Despite climbing inflation, the Bank of England has decided to hold Interest Rates at their record low level in their latest vote.
This is despite the bank expecting inflation to peak to around 5% by April 2022, and for it not to reduce to the self imposed 2% target by the end of 2023 at the earliest
The bank's rationale is centered around continued uncertainty in supply chain, weaker than expected growth and lack of clear data yet on the labour market and the impact of the end of the Job Retention scheme.
However they have forecast rates may start to increase soon having "judged that some modest tightening of monetary policy over the forecast period was likely to be necessary to meet the two per cent inflation target sustainably in the medium term".
Earlier today, the US Federal Reserve said it too would not rush to reduce interest rates, however has announced a tapering of it's pandemic stimulus.
Why it matters?
These interest rate decisions do have consequences for businesses, and increasingly so given the current climate.
Low rates generally discourage saving and encourage cheap borrowing and therefore spending - the idea being this maintains and indeed encourages growth. However with energy prices surging, housing demand and supply chain disruption, we are seeing every increasing prices - inflation. The primary way of controlling this is to increase interest rates - this increases the cost of borrowing, cuts spending, encourages saving and thus cuts demand in the market, thus reducing these price increases.
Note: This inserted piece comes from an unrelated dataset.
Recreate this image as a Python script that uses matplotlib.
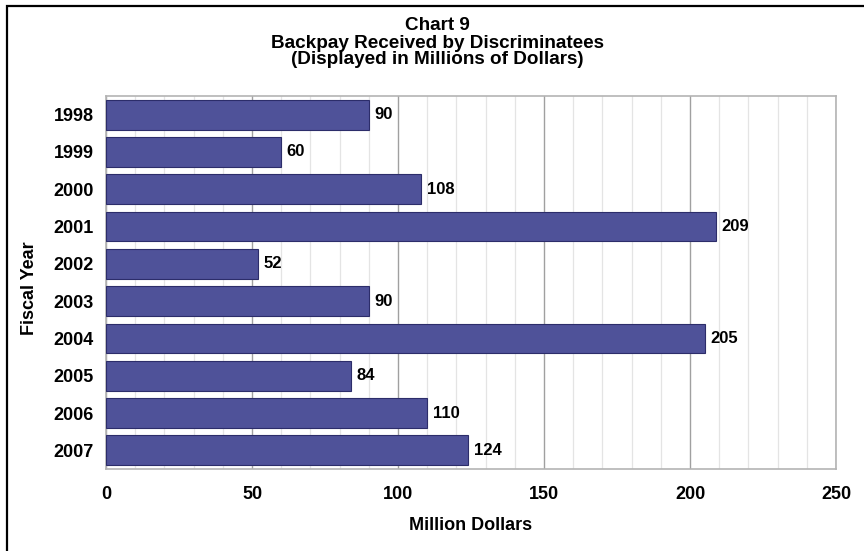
import matplotlib
matplotlib.use("Agg")
import matplotlib.pyplot as plt
from matplotlib.patches import Rectangle

# data
years = ['1998', '1999', '2000', '2001', '2002', '2003', '2004', '2005', '2006', '2007']
backpay = [90, 60, 108, 209, 52, 90, 205, 84, 110, 124]
x_ticks = [0, 50, 100, 150, 200, 250]

plt.rcParams['font.family'] = ['Liberation Sans', 'DejaVu Sans']
plt.rcParams['font.weight'] = 'bold'

fig = plt.figure(figsize=(8.64, 5.51), dpi=100)
ax = fig.add_axes([106 / 864, 1 - 469 / 551, 730 / 864, 373 / 551])

pos = list(range(len(years)))
bars = ax.barh(pos, backpay, height=0.8, color='#4f5299', edgecolor='#2c2d6a', linewidth=0.8, zorder=3)
ax.bar_label(bars, labels=[str(v) for v in backpay], padding=4, fontsize=12, fontweight='bold')

ax.set_xlim(0, 250)
ax.set_ylim(len(years) - 0.5, -0.5)
ax.set_yticks(pos)
ax.set_yticklabels(years, fontsize=13, fontweight='bold')
ax.set_xticks(x_ticks)
ax.set_xticklabels([str(t) for t in x_ticks], fontsize=13, fontweight='bold')
ax.set_xticks(range(0, 251, 10), minor=True)

# grid
ax.grid(True, axis='x', which='minor', color='#e4e4e4', linewidth=0.9, zorder=0)
ax.grid(True, axis='x', which='major', color='#a0a0a0', linewidth=1.0, zorder=1)
ax.tick_params(axis='both', which='both', length=0)
ax.tick_params(axis='x', pad=12)
ax.tick_params(axis='y', pad=9)
for s in ax.spines.values():
    s.set_color('#b4b4b4')
    s.set_linewidth(1.2)

ax.set_xlabel('Million Dollars', fontsize=13, fontweight='bold', labelpad=10)
fig.text(30 / 864, 1 - 288 / 551, 'Fiscal Year', rotation=90, fontsize=13, fontweight='bold',
         ha='center', va='center')

# title lines
title_lines = ['Chart 9', 'Backpay Received by Discriminatees', '(Displayed in Millions of Dollars)']
for k, line in enumerate(title_lines):
    fig.text(437 / 864, 1 - (26 + 17 * k) / 551, line, fontsize=13.6, fontweight='bold',
             ha='center', va='center')

# outer frame (left and top edges visible)
fig.patches.append(Rectangle((7 / 864, -0.1), 1.2, 1 - 6 / 551 + 0.1, transform=fig.transFigure,
                             fill=False, edgecolor='black', linewidth=1.6))

fig.savefig('out.png', dpi=100)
Additionally changes in interest rates can greatly affect a country's relative currency valuation. Higher interest rates lead to an increase in the demand for a country's financial assets, and therefore an increase in the demand for a currency. Lower interest rates reduce speculative demand for assets and reduce demand for a currency. So the Bank of England's decision to keep rates on hold at 0.1%, has seen the value of the GBP fall today against major currencies - meaning buying goods from abroad has become relatively more expensive.